Provided information>
# # # #

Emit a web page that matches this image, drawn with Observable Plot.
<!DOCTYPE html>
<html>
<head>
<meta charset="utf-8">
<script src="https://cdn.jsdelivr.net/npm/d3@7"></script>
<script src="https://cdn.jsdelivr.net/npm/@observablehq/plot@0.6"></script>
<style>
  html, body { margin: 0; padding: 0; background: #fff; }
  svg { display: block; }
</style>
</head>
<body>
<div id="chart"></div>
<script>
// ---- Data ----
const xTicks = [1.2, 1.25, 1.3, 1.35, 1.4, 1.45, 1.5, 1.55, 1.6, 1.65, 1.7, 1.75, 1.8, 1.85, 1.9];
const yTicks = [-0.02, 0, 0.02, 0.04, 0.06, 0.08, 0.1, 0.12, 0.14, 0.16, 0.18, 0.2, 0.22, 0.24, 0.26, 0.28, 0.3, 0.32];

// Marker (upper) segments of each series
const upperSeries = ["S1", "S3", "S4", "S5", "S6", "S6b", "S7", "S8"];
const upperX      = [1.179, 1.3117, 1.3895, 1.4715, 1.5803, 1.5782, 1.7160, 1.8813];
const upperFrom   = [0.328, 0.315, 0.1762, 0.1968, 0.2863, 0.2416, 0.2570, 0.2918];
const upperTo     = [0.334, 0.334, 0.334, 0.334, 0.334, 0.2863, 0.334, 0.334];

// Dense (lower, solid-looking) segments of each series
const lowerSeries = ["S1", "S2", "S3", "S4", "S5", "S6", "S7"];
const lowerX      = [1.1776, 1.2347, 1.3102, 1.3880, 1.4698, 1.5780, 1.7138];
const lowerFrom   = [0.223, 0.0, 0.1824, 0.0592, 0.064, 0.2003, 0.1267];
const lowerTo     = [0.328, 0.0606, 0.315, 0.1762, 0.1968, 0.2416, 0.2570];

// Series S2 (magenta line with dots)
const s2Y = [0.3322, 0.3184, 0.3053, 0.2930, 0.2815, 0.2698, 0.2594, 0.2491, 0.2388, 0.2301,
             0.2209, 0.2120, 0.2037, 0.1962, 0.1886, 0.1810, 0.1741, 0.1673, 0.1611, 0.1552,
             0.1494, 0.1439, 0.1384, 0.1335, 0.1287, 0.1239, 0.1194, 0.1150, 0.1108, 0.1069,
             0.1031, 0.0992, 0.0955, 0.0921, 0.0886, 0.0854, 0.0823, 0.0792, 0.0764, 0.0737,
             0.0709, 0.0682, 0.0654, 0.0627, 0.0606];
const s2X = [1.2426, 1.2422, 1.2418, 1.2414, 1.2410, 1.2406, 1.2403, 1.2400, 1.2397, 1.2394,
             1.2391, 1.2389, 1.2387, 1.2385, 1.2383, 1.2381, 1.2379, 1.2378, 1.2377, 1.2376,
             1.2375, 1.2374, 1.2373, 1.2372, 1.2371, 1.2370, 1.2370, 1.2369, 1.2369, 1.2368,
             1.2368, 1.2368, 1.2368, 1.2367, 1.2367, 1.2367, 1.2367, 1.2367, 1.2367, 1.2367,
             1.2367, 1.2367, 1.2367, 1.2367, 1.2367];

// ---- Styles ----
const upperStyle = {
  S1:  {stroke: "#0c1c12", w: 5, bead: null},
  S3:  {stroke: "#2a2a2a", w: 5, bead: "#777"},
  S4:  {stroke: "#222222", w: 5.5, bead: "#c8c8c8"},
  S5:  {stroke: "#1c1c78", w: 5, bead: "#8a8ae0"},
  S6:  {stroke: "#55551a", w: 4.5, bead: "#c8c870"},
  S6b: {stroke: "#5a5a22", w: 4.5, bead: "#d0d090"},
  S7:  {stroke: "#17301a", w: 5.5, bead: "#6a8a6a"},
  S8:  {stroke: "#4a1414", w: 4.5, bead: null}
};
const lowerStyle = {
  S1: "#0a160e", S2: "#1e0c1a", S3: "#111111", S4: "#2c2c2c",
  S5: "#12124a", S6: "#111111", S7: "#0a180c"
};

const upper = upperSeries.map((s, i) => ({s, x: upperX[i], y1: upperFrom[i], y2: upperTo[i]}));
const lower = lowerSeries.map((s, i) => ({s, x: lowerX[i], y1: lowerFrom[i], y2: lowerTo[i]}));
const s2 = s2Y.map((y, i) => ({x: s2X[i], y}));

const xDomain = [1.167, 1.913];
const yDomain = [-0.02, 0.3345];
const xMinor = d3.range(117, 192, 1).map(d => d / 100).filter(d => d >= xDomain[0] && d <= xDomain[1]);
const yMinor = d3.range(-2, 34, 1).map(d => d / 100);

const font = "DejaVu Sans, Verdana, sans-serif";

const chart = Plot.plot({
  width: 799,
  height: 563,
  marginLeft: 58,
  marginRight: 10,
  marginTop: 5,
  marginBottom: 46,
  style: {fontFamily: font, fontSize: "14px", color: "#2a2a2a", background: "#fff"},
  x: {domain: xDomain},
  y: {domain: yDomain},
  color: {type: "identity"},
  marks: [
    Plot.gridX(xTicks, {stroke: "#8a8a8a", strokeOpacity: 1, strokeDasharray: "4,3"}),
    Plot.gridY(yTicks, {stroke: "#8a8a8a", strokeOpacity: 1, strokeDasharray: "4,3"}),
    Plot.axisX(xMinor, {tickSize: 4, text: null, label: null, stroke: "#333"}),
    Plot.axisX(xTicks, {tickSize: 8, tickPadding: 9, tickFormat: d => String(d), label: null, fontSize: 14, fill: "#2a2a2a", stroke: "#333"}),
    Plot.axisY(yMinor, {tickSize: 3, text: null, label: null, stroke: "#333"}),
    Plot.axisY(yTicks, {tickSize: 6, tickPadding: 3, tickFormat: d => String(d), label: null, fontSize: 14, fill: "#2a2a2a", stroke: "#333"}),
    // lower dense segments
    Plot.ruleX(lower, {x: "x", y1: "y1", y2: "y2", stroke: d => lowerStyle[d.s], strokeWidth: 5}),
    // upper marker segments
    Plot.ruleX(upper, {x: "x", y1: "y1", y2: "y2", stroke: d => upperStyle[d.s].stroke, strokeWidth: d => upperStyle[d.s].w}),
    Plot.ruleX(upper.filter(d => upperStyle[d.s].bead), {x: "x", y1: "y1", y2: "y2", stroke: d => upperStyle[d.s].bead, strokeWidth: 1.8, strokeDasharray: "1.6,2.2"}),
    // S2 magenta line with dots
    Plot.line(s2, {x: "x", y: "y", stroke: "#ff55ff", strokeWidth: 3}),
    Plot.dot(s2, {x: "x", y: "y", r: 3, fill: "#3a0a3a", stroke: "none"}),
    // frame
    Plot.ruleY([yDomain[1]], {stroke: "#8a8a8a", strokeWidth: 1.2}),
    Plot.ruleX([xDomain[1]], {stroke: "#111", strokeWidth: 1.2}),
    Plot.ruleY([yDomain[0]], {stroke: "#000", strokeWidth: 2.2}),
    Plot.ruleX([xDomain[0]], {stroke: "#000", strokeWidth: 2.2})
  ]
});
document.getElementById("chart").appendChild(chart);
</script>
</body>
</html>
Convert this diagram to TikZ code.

# # # #

Aim>
Please reproduce exactly the lines above, beginning with the first and ending with the line that contains "0.2863, 0.334, 0.334];", and include nothing outside that range.

Finished exercise>
Emit a web page that matches this image, drawn with Observable Plot.
<!DOCTYPE html>
<html>
<head>
<meta charset="utf-8">
<script src="https://cdn.jsdelivr.net/npm/d3@7"></script>
<script src="https://cdn.jsdelivr.net/npm/@observablehq/plot@0.6"></script>
<style>
  html, body { margin: 0; padding: 0; background: #fff; }
  svg { display: block; }
</style>
</head>
<body>
<div id="chart"></div>
<script>
// ---- Data ----
const xTicks = [1.2, 1.25, 1.3, 1.35, 1.4, 1.45, 1.5, 1.55, 1.6, 1.65, 1.7, 1.75, 1.8, 1.85, 1.9];
const yTicks = [-0.02, 0, 0.02, 0.04, 0.06, 0.08, 0.1, 0.12, 0.14, 0.16, 0.18, 0.2, 0.22, 0.24, 0.26, 0.28, 0.3, 0.32];

// Marker (upper) segments of each series
const upperSeries = ["S1", "S3", "S4", "S5", "S6", "S6b", "S7", "S8"];
const upperX      = [1.179, 1.3117, 1.3895, 1.4715, 1.5803, 1.5782, 1.7160, 1.8813];
const upperFrom   = [0.328, 0.315, 0.1762, 0.1968, 0.2863, 0.2416, 0.2570, 0.2918];
const upperTo     = [0.334, 0.334, 0.334, 0.334, 0.334, 0.2863, 0.334, 0.334];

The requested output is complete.